Marat venait d’être tué, et sa popularité, accrue par l’apothéose de son martyre, avait pris auprès du peuple et du gouvernement les proportions d’une déification. Il avait laissé, vivant modestement, sinon même précairement, à Genève, un frère du nom d’Olivier qui se livrait à des travaux d’histoire naturelle, s’occupant particulièrement de la conservation d’insectes. Olivier Marat avait acquis en ce métier une certaine réputation, et il était passé maître en l’art de collectionner, en les maintenant intactes, des araignées et des chenilles soufflées. Pour préparer ces dernières, il introduisait dans leur orifice antérieur ou postérieur un chalumeau ; puis, en soufflant, il expulsait de leur enveloppe extérieure toutes les matières qu’elle contenait. Les chenilles ainsi vidées étaient piquées ensuite dans des boîtes.

Au lieu de végéter tristement en Suisse, Olivier Marat crut pouvoir s’autoriser de son habileté et aussi de la déification dont son frère était l’objet à Paris, pour solliciter un emploi qui lui assurerait, sans grand’peine, l’aisance pour le reste de ses jours. Il alla trouver le ministre plénipotentiaire de la république française à Genève, le citoyen Soulavie, ancien gazetier, auteur de plusieurs mémoires apocryphes des grands hommes du XVIIIe siècle, et il le pria de le recommander chaudement, tant au ministre de l’intérieur qu’à Daubenton, directeur du Muséum, à l’effet d’obtenir une place d’aide-naturaliste, et surtout un logement dans les bâtimens du Muséum.

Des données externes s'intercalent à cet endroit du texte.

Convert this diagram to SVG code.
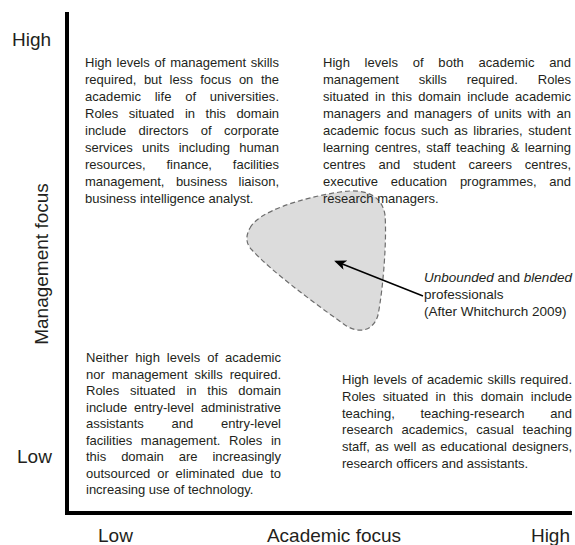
<svg xmlns="http://www.w3.org/2000/svg" width="575" height="545" viewBox="0 0 575 545">
<style>
.ax{font-family:"Liberation Sans",Arial,sans-serif;font-size:19px;fill:#231f20}
.b{font-family:"Liberation Sans",Arial,sans-serif;font-size:13px;fill:#231f20}
.lb{font-family:"Liberation Sans",Arial,sans-serif;font-size:13.5px;fill:#231f20}
.axis{stroke:#000;stroke-width:4;fill:none}
</style>
<defs>
<marker id="ah" viewBox="0 0 12 10" refX="10" refY="5" markerWidth="12" markerHeight="10" markerUnits="userSpaceOnUse" orient="auto">
<path d="M0,0 L12,5 L0,10 L3,5 Z" fill="#000"/>
</marker>
</defs>
<rect width="575" height="545" fill="#fff"/>
<g id="axes">
<line class="axis" x1="67" y1="12" x2="67" y2="515"/>
<line class="axis" x1="65" y1="513" x2="572" y2="513"/>
</g>
<g id="axis-labels">
<text class="ax" x="12" y="46">High</text>
<text class="ax" x="17" y="463">Low</text>
<text class="ax" transform="translate(48,264) rotate(-90)" text-anchor="middle">Management focus</text>
<text class="ax" x="98" y="542">Low</text>
<text class="ax" x="334" y="542" text-anchor="middle">Academic focus</text>
<text class="ax" x="570" y="542" text-anchor="end">High</text>
</g>
<g id="blended-zone">
<path d="M250,228 C258,212 300,198 340,192 C365,188 382,195 385,215 C387,240 383,290 378,315 C374,330 360,335 345,325 C310,300 270,270 252,250 C245,243 246,235 250,228 Z" fill="#dcdcdc" stroke="#6d6d6d" stroke-width="1.2" stroke-dasharray="5 3"/>
</g>
<g id="quadrant-top-left">
<text class="b" x="85" y="67" textLength="194" lengthAdjust="spacing" style="word-spacing:1.2px">High levels of management skills</text>
<text class="b" x="85" y="84" textLength="194" lengthAdjust="spacing" style="word-spacing:4px">required, but less focus on the</text>
<text class="b" x="85" y="101" textLength="194" lengthAdjust="spacing" style="word-spacing:10px">academic life of universities.</text>
<text class="b" x="85" y="118" textLength="194" lengthAdjust="spacing" style="word-spacing:7px">Roles situated in this domain</text>
<text class="b" x="85" y="135" textLength="194" lengthAdjust="spacing" style="word-spacing:8.8px">include directors of corporate</text>
<text class="b" x="85" y="152" textLength="194" lengthAdjust="spacing" style="word-spacing:5.7px">services units including human</text>
<text class="b" x="85" y="169" textLength="194" lengthAdjust="spacing" style="word-spacing:17.2px">resources, finance, facilities</text>
<text class="b" x="85" y="186" textLength="194" lengthAdjust="spacing" style="word-spacing:7.8px">management, business liaison,</text>
<text class="b" x="85" y="203">business intelligence analyst.</text>
</g>
<g id="quadrant-top-right">
<text class="b" x="323" y="67" textLength="248" lengthAdjust="spacing" style="word-spacing:11px">High levels of both academic and</text>
<text class="b" x="323" y="84" textLength="248" lengthAdjust="spacing" style="word-spacing:16.2px">management skills required. Roles</text>
<text class="b" x="323" y="101" textLength="248" lengthAdjust="spacing" style="word-spacing:2.6px">situated in this domain include academic</text>
<text class="b" x="323" y="118" textLength="248" lengthAdjust="spacing" style="word-spacing:2.2px">managers and managers of units with an</text>
<text class="b" x="323" y="135" textLength="248" lengthAdjust="spacing" style="word-spacing:1.8px">academic focus such as libraries, student</text>
<text class="b" x="323" y="152" textLength="248" lengthAdjust="spacing" style="word-spacing:1.8px">learning centres, staff teaching &amp; learning</text>
<text class="b" x="323" y="169" textLength="248" lengthAdjust="spacing" style="word-spacing:9.3px">centres and student careers centres,</text>
<text class="b" x="323" y="186" textLength="248" lengthAdjust="spacing" style="word-spacing:9.2px">executive education programmes, and</text>
<text class="b" x="323" y="203">research managers.</text>
</g>
<g id="quadrant-bottom-left">
<text class="b" x="86" y="362" textLength="195" lengthAdjust="spacing" style="word-spacing:3.2px">Neither high levels of academic</text>
<text class="b" x="86" y="378.5" textLength="195" lengthAdjust="spacing" style="word-spacing:3.3px">nor management skills required.</text>
<text class="b" x="86" y="395" textLength="195" lengthAdjust="spacing" style="word-spacing:7.2px">Roles situated in this domain</text>
<text class="b" x="86" y="411.5" textLength="195" lengthAdjust="spacing" style="word-spacing:3.2px">include entry-level administrative</text>
<text class="b" x="86" y="428" textLength="195" lengthAdjust="spacing" style="word-spacing:24.2px">assistants and entry-level</text>
<text class="b" x="86" y="444.5" textLength="195" lengthAdjust="spacing" style="word-spacing:5px">facilities management. Roles in</text>
<text class="b" x="86" y="461" textLength="195" lengthAdjust="spacing" style="word-spacing:11.3px">this domain are increasingly</text>
<text class="b" x="86" y="477.5" textLength="195" lengthAdjust="spacing" style="word-spacing:3.2px">outsourced or eliminated due to</text>
<text class="b" x="86" y="494">increasing use of technology.</text>
</g>
<g id="quadrant-bottom-right">
<text class="b" x="342" y="384" textLength="230" lengthAdjust="spacing" style="word-spacing:0.9px">High levels of academic skills required.</text>
<text class="b" x="342" y="400.8" textLength="230" lengthAdjust="spacing" style="word-spacing:3.8px">Roles situated in this domain include</text>
<text class="b" x="342" y="417.6" textLength="230" lengthAdjust="spacing" style="word-spacing:22.1px">teaching, teaching-research and</text>
<text class="b" x="342" y="434.4" textLength="230" lengthAdjust="spacing" style="word-spacing:4.9px">research academics, casual teaching</text>
<text class="b" x="342" y="451.2" textLength="230" lengthAdjust="spacing" style="word-spacing:1.5px">staff, as well as educational designers,</text>
<text class="b" x="342" y="468">research officers and assistants.</text>
</g>
<g id="blended-label">
<text class="lb" x="424" y="282"><tspan font-style="italic">Unbounded</tspan> and <tspan font-style="italic">blended</tspan></text>
<text class="lb" x="424" y="299">professionals</text>
<text class="lb" x="424" y="316">(After Whitchurch 2009)</text>
</g>
<g id="connectors">
<line x1="423" y1="296" x2="336" y2="261.5" stroke="#000" stroke-width="1.5" marker-end="url(#ah)"/>
</g>
</svg>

Soulavie n’eut garde de perdre une occasion d’exercer son style épistolaire. Il remit à la femme d’Olivier Marat deux lettres, l’une pour le ministre, l’autre pour Daubenton. Dans cette dernière, il demandait au « Nestor de l’histoire naturelle » de faire valoir auprès des professeurs du Muséum les talens d’Olivier Marat et terminait en lui rappelant des souvenirs personnels. « Peut-être, te ressouviendras-tu, citoyen Daubenton, qu’il y a seize années que je m’occupay de quelques descriptions de basaltes et objets de cette nature. Je retrouve ici des sçavans qui me parlent de toy ; je retrouve des vues et des tableaux sublimes de la nature, et, en outre, des patriotes qui, par une révolution, viennent d’établir les droits de la nature et de l’homme. Je te souhaite les jours de Nestor[1]. »

  1. Archives du muséum d’histoire naturelle (lettre du 29 pluviôse an II).